Abstract

Abstract It is normally assumed that freedom of movement for workers and self-employed persons produces deeper legal privilege than free movement disconnected from economic activity. While, in many respects, that is true, this chapter probes the relationship between Union citizenship and economic activity further. It argues that the influence of economic free movement on citizenship has been largely constitutive and rights-deepening, but the influence of citizenship on economic free movement has become somewhat deconstructive and rights-thinning. The chapter shows that the traditional emphasis on status in economic free movement law yields increasingly to the importance of both means and integration in EU citizenship law.
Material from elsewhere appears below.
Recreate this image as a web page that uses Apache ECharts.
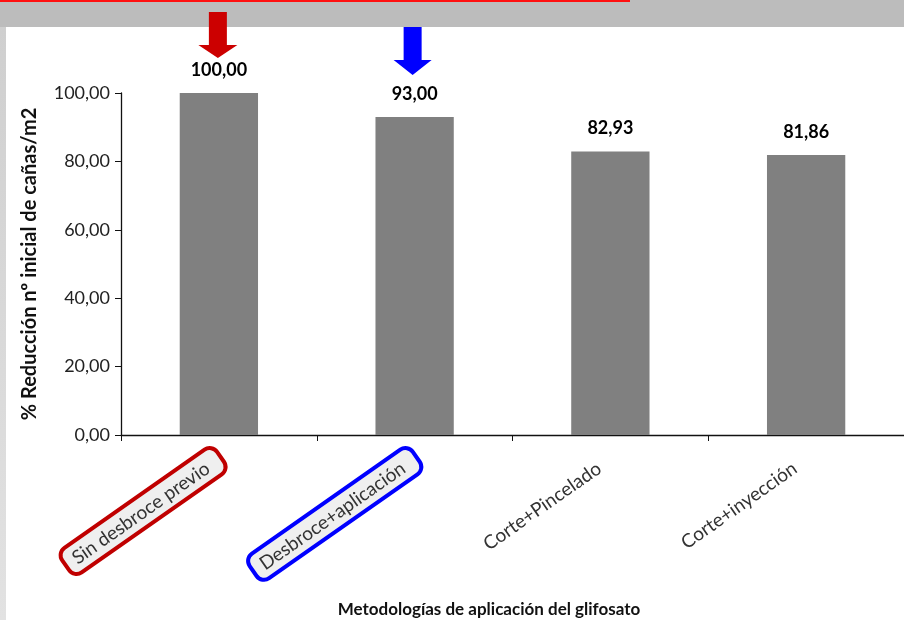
<!DOCTYPE html>
<html>
<head>
<meta charset="utf-8">
<script src="https://cdn.jsdelivr.net/npm/echarts@6/dist/echarts.min.js"></script>
<style>
  html, body { margin: 0; padding: 0; background: #ffffff; }
  #chart { width: 904px; height: 620px; }
</style>
</head>
<body>
<div id="chart"></div>
<script>
// Application methods and the resulting reduction of initial cane count per m2
const categories = ['Sin desbroce previo', 'Desbroce+aplicación', 'Corte+Pincelado', 'Corte+inyección'];
const reduction = [100.00, 93.00, 82.93, 81.86];
// Label frame colour per category (null = no frame)
const labelFrames = ['red', 'blue', null, null];
const yMin = 0, yMax = 100, yStep = 20;

const FONT = 'Lato, "Open Sans", sans-serif';
const fmt = v => Number(v).toFixed(2).replace('.', ',');

const chart = echarts.init(document.getElementById('chart'), null, { renderer: 'canvas' });

const baseLabel = { fontFamily: FONT, fontSize: 19, color: '#333333', padding: [4, 14, 3, 8] };

chart.setOption({
  backgroundColor: '#ffffff',
  animation: false,
  title: {
    text: 'Metodologías de aplicación del glifosato',
    left: 489,
    top: 601,
    textAlign: 'center',
    padding: 0,
    textStyle: { fontFamily: FONT, fontSize: 17, fontWeight: 'bold', color: '#111111' }
  },
  grid: { left: 121, right: -6, top: 93, bottom: 185, containLabel: false },
  xAxis: {
    type: 'category',
    data: categories,
    axisLine: { lineStyle: { color: '#111111', width: 1.3 } },
    axisTick: { show: true, length: 6, lineStyle: { color: '#111111' } },
    axisLabel: {
      rotate: 35,
      margin: 23,
      interval: 0,
      formatter: (value, idx) => {
        const f = labelFrames[idx];
        return '{' + (f || 'plain') + '|' + value + '}';
      },
      rich: {
        plain: Object.assign({}, baseLabel),
        red: Object.assign({}, baseLabel, {
          backgroundColor: '#efefef', borderColor: '#c00000', borderWidth: 4, borderRadius: 7
        }),
        blue: Object.assign({}, baseLabel, {
          backgroundColor: '#efefef', borderColor: '#0000ff', borderWidth: 4, borderRadius: 7
        })
      }
    }
  },
  yAxis: {
    type: 'value',
    min: yMin,
    max: yMax,
    interval: yStep,
    name: '% Reducción nº inicial de cañas/m2',
    nameLocation: 'middle',
    nameGap: 81,
    nameTextStyle: { fontFamily: FONT, fontSize: 20, fontWeight: 'bold', color: '#111111' },
    splitLine: { show: false },
    axisLine: { show: true, lineStyle: { color: '#111111', width: 1.3 } },
    axisTick: { show: true, length: 6, lineStyle: { color: '#111111' } },
    axisLabel: { fontFamily: FONT, fontSize: 18, color: '#222222', margin: 11, formatter: v => fmt(v) }
  },
  series: [{
    type: 'bar',
    data: reduction,
    barWidth: '40%',
    itemStyle: { color: '#808080' },
    label: {
      show: true,
      position: 'top',
      distance: 14,
      formatter: p => fmt(p.value),
      fontFamily: FONT,
      fontSize: 18,
      fontWeight: 'bold',
      color: '#000000'
    }
  }]
});

// Frame of the slide: grey header band, red rule, light left strip,
// and the two arrows pointing at the highlighted methods.
function arrow(cx, top, headBase, tip, shaftHalf, headHalf, color) {
  return {
    type: 'polygon',
    z: 10,
    shape: {
      points: [
        [cx - shaftHalf, top], [cx + shaftHalf, top], [cx + shaftHalf, headBase],
        [cx + headHalf, headBase], [cx, tip], [cx - headHalf, headBase],
        [cx - shaftHalf, headBase]
      ]
    },
    style: { fill: color }
  };
}
const x0 = chart.convertToPixel({ xAxisIndex: 0 }, categories[0]);
const x1 = chart.convertToPixel({ xAxisIndex: 0 }, categories[1]);

chart.setOption({
  graphic: [
    { type: 'rect', z: 1, shape: { x: 0, y: 0, width: 904, height: 27 }, style: { fill: '#bcbcbc' } },
    {
      type: 'rect', z: 1, shape: { x: 0, y: 27, width: 6, height: 593 },
      style: { fill: new echarts.graphic.LinearGradient(0, 0, 0, 1, [
        { offset: 0, color: '#cfcfcf' }, { offset: 1, color: '#e2e2e2' }
      ]) }
    },
    { type: 'rect', z: 2, shape: { x: 0, y: 0, width: 630, height: 2 }, style: { fill: '#ff1010' } },
    arrow(x0 - 1, 12, 45, 58, 9, 19.5, '#cc0000'),
    arrow(x1 - 2, 27, 60, 75, 9, 19, '#0000ff')
  ]
});
</script>
</body>
</html>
Questions raised by the chapter sit in thorny debates about the reach and purpose of free movement and Union citizenship. In that light, the historical disconnect between status and means in economic free movement law has, unsurprisingly, come under strain. A difficulty with pursuing comprehensive reform is that, in the current political and economic climate, confronting status and means mismatches could aggravate the vulnerability of economically active citizens—vulnerability created in part, ironically, by concepts designed for EU citizenship law. We should therefore think carefully before essential features of economic free movement law are recast: not least because the evidence base presumed to support more restrictive free movement would need to be more robust, beyond an intuitive sense of relevant factors or preferences; but also, because the freedoms protected by EU internal market law, since the very foundations of the Treaty of Rome, really matter.